++++ DATA SEGMENT
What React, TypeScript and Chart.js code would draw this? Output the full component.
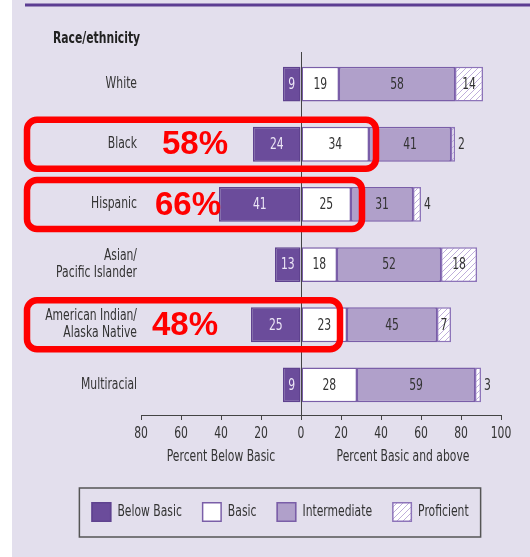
import React, { useEffect, useRef } from "react";
import { Chart, registerables } from "chart.js";

Chart.register(...registerables);

// ---------- data ----------
const categories: (string | string[])[] = [
  "White",
  "Black",
  "Hispanic",
  ["Asian/", "Pacific Islander"],
  ["American Indian/", "Alaska Native"],
  "Multiracial",
];
const belowBasic = [9, 24, 41, 13, 25, 9];
const basic = [19, 34, 25, 18, 23, 28];
const intermediate = [58, 41, 31, 52, 45, 59];
const proficient = [14, 2, 4, 18, 7, 3];
const seriesNames = ["Below Basic", "Basic", "Intermediate", "Proficient"];
const xMin = -80;
const xMax = 100;
const xStep = 20;
const groupTitle = "Race/ethnicity";
const leftAxisTitle = "Percent Below Basic";
const rightAxisTitle = "Percent Basic and above";
const highlightedRows = [1, 2, 4];
const highlightLabels = ["58%", "66%", "48%"];

// ---------- styles ----------
const FONT = "'DejaVu Sans Condensed', 'Liberation Sans Narrow', sans-serif";
const SX = 0.8; // horizontal compression to mimic a condensed face
const BG = "#e3dfed";
const DARK = "#6b4c9b";
const DARK_BORDER = "#5f428f";
const LIGHT = "#b0a0ca";
const BORDER = "#7a5ea8";
const HATCH_BORDER = "#8d74b9";
const TEXT = "#333333";

function makeHatch(): CanvasPattern | string {
  const c = document.createElement("canvas");
  c.width = 6;
  c.height = 6;
  const g = c.getContext("2d");
  if (!g) return "#ffffff";
  g.fillStyle = "#ffffff";
  g.fillRect(0, 0, 6, 6);
  g.strokeStyle = "#bfaedb";
  g.lineWidth = 1;
  g.beginPath();
  g.moveTo(0, 6);
  g.lineTo(6, 0);
  g.moveTo(-1, 1);
  g.lineTo(1, -1);
  g.moveTo(5, 7);
  g.lineTo(7, 5);
  g.stroke();
  return g.createPattern(c, "repeat") || "#ffffff";
}

function roundRect(ctx: CanvasRenderingContext2D, x: number, y: number, w: number, h: number, r: number) {
  ctx.beginPath();
  ctx.moveTo(x + r, y);
  ctx.lineTo(x + w - r, y);
  ctx.arcTo(x + w, y, x + w, y + r, r);
  ctx.lineTo(x + w, y + h - r);
  ctx.arcTo(x + w, y + h, x + w - r, y + h, r);
  ctx.lineTo(x + r, y + h);
  ctx.arcTo(x, y + h, x, y + h - r, r);
  ctx.lineTo(x, y + r);
  ctx.arcTo(x, y, x + r, y, r);
  ctx.closePath();
}

function text(
  ctx: CanvasRenderingContext2D,
  s: string,
  x: number,
  y: number,
  align: CanvasTextAlign,
  font: string,
  color: string,
  sx: number = SX
) {
  ctx.save();
  ctx.translate(x, y);
  ctx.scale(sx, 1);
  ctx.font = font;
  ctx.fillStyle = color;
  ctx.textAlign = align;
  ctx.textBaseline = "middle";
  ctx.fillText(s, 0, 0);
  ctx.restore();
}

function textWidth(ctx: CanvasRenderingContext2D, s: string, font: string, sx: number = SX) {
  ctx.save();
  ctx.font = font;
  const w = ctx.measureText(s).width * sx;
  ctx.restore();
  return w;
}

export default function App() {
  const ref = useRef<HTMLCanvasElement | null>(null);

  useEffect(() => {
    document.body.style.margin = "0";
    const canvas = ref.current;
    if (!canvas) return;
    const hatch = makeHatch();
    const fills: any[] = [DARK, "#ffffff", LIGHT, hatch];
    const borders = [DARK_BORDER, BORDER, BORDER, HATCH_BORDER];
    const series = [belowBasic.map((v) => -v), basic, intermediate, proficient];
    const raw = [belowBasic, basic, intermediate, proficient];
    const F15 = `15px ${FONT}`;

    const decor = {
      id: "decor",
      beforeDraw(chart: any) {
        const ctx = chart.ctx as CanvasRenderingContext2D;
        ctx.save();
        ctx.fillStyle = "#ffffff";
        ctx.fillRect(0, 0, chart.width, chart.height);
        ctx.fillStyle = BG;
        ctx.fillRect(12, 0, chart.width - 12, chart.height);
        ctx.fillStyle = "#5c3d92";
        ctx.fillRect(25, 3.5, chart.width - 25, 3);
        ctx.restore();
      },
      afterDatasetsDraw(chart: any) {
        const ctx = chart.ctx as CanvasRenderingContext2D;
        const xs = chart.scales.x;
        const ys = chart.scales.y;
        const area = chart.chartArea;
        ctx.save();
        // zero line
        const x0 = Math.round(xs.getPixelForValue(0)) + 0.5;
        ctx.strokeStyle = "#444444";
        ctx.lineWidth = 1;
        ctx.beginPath();
        ctx.moveTo(x0, 52);
        ctx.lineTo(x0, area.bottom);
        ctx.stroke();

        // value labels
        for (let d = 0; d < series.length; d++) {
          const meta = chart.getDatasetMeta(d);
          meta.data.forEach((el: any, i: number) => {
            const v = raw[d][i];
            const left = Math.min(el.x, el.base);
            const right = Math.max(el.x, el.base);
            const col = d === 0 ? "#ece6f6" : TEXT;
            if (d === 3 && v < 5) {
              text(ctx, String(v), right + 3, el.y + 1, "left", F15, col);
            } else {
              text(ctx, String(v), (left + right) / 2, el.y + 1, "center", F15, col);
            }
          });
        }

        // highlight boxes
        const boxRight = [376, 362, 340];
        const textLeft = [162, 155, 152];
        highlightedRows.forEach((row, k) => {
          const cy = ys.getPixelForValue(row);
          ctx.strokeStyle = "#ff0000";
          ctx.lineWidth = 6.5;
          roundRect(ctx, 27, cy - 24.5, boxRight[k] - 27, 49, 10);
          ctx.stroke();
          text(ctx, highlightLabels[k], textLeft[k], cy + 1, "left", `bold 33px 'Liberation Sans', Arial, sans-serif`, "#ff0000", 1);
        });
        ctx.restore();
      },
      afterDraw(chart: any) {
        const ctx = chart.ctx as CanvasRenderingContext2D;
        const xs = chart.scales.x;
        const ys = chart.scales.y;
        ctx.save();
        text(ctx, groupTitle, 53, 39, "left", `bold 15px ${FONT}`, "#222222");

        // category labels
        const lh = 16.5;
        categories.forEach((lab, i) => {
          const lines = Array.isArray(lab) ? lab : [lab];
          const cy = ys.getPixelForValue(i);
          const y0 = cy - ((lines.length - 1) * lh) / 2;
          lines.forEach((ln, j) => text(ctx, ln, 137, y0 + j * lh, "right", F15, TEXT));
        });

        // x tick labels
        xs.ticks.forEach((t: any) => {
          text(ctx, String(Math.abs(t.value)), xs.getPixelForValue(t.value), 434, "center", F15, TEXT);
        });

        text(ctx, leftAxisTitle, xs.getPixelForValue(-40), 457, "center", F15, TEXT);
        text(ctx, rightAxisTitle, (xs.getPixelForValue(0) + xs.getPixelForValue(xMax)) / 2 + 2, 457, "center", F15, TEXT);

        // legend
        const sw = 20;
        const gapText = 6;
        const gapItem = 20;
        const widths = seriesNames.map((n) => textWidth(ctx, n, F15));
        const total = widths.reduce((a, w) => a + sw + gapText + w, 0) + gapItem * (seriesNames.length - 1);
        const centerX = 280;
        const boxPad = 12;
        const bx = centerX - total / 2 - boxPad;
        const bw = total + boxPad * 2;
        ctx.strokeStyle = "#555555";
        ctx.lineWidth = 1.5;
        ctx.strokeRect(bx, 488, bw, 49);
        let x = centerX - total / 2;
        const cy = 512;
        seriesNames.forEach((n, i) => {
          ctx.fillStyle = fills[i];
          ctx.fillRect(x, cy - sw / 2, sw, sw);
          ctx.strokeStyle = borders[i];
          ctx.lineWidth = 1.5;
          ctx.strokeRect(x + 0.75, cy - sw / 2 + 0.75, sw - 1.5, sw - 1.5);
          text(ctx, n, x + sw + gapText, cy, "left", F15, TEXT);
          x += sw + gapText + widths[i] + gapItem;
        });
        ctx.restore();
      },
    };

    const chart = new Chart(canvas, {
      type: "bar",
      data: {
        labels: categories as any,
        datasets: seriesNames.map((name, d) => ({
          label: name,
          data: series[d],
          backgroundColor: fills[d],
          borderColor: borders[d],
          borderWidth: 1.5,
          borderSkipped: false,
          barPercentage: 0.58,
          categoryPercentage: 1,
        })),
      },
      options: {
        indexAxis: "y",
        responsive: false,
        animation: false,
        devicePixelRatio: 1,
        layout: { padding: { top: 54, right: 29, left: 0, bottom: 0 } },
        plugins: { legend: { display: false }, tooltip: { enabled: false } },
        scales: {
          x: {
            type: "linear",
            stacked: true,
            min: xMin,
            max: xMax,
            ticks: { stepSize: xStep, display: false },
            grid: { drawOnChartArea: false, drawTicks: true, tickLength: 5, color: "#444444", lineWidth: 1 },
            border: { color: "#444444", width: 1 },
            afterFit: (s: any) => {
              s.height = 142;
            },
          },
          y: {
            type: "category",
            stacked: true,
            grid: { display: false, drawTicks: false },
            border: { display: false },
            ticks: { display: false },
            afterFit: (s: any) => {
              s.width = 141;
            },
          },
        },
      },
      plugins: [decor],
    } as any);

    return () => chart.destroy();
  }, []);

  return (
    <div style={{ width: 530, height: 557, position: "relative", overflow: "hidden" }}>
      <canvas ref={ref} width={530} height={557} style={{ display: "block", width: 530, height: 557 }} />
    </div>
  );
}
++++++++
THE TASK - Quote, please, every line of the material above from its start through the line that has "Chart.register(...registerables);", reproducing the words exactly and dropping any images.

SOLUTION BELOW -
What React, TypeScript and Chart.js code would draw this? Output the full component.
import React, { useEffect, useRef } from "react";
import { Chart, registerables } from "chart.js";

Chart.register(...registerables);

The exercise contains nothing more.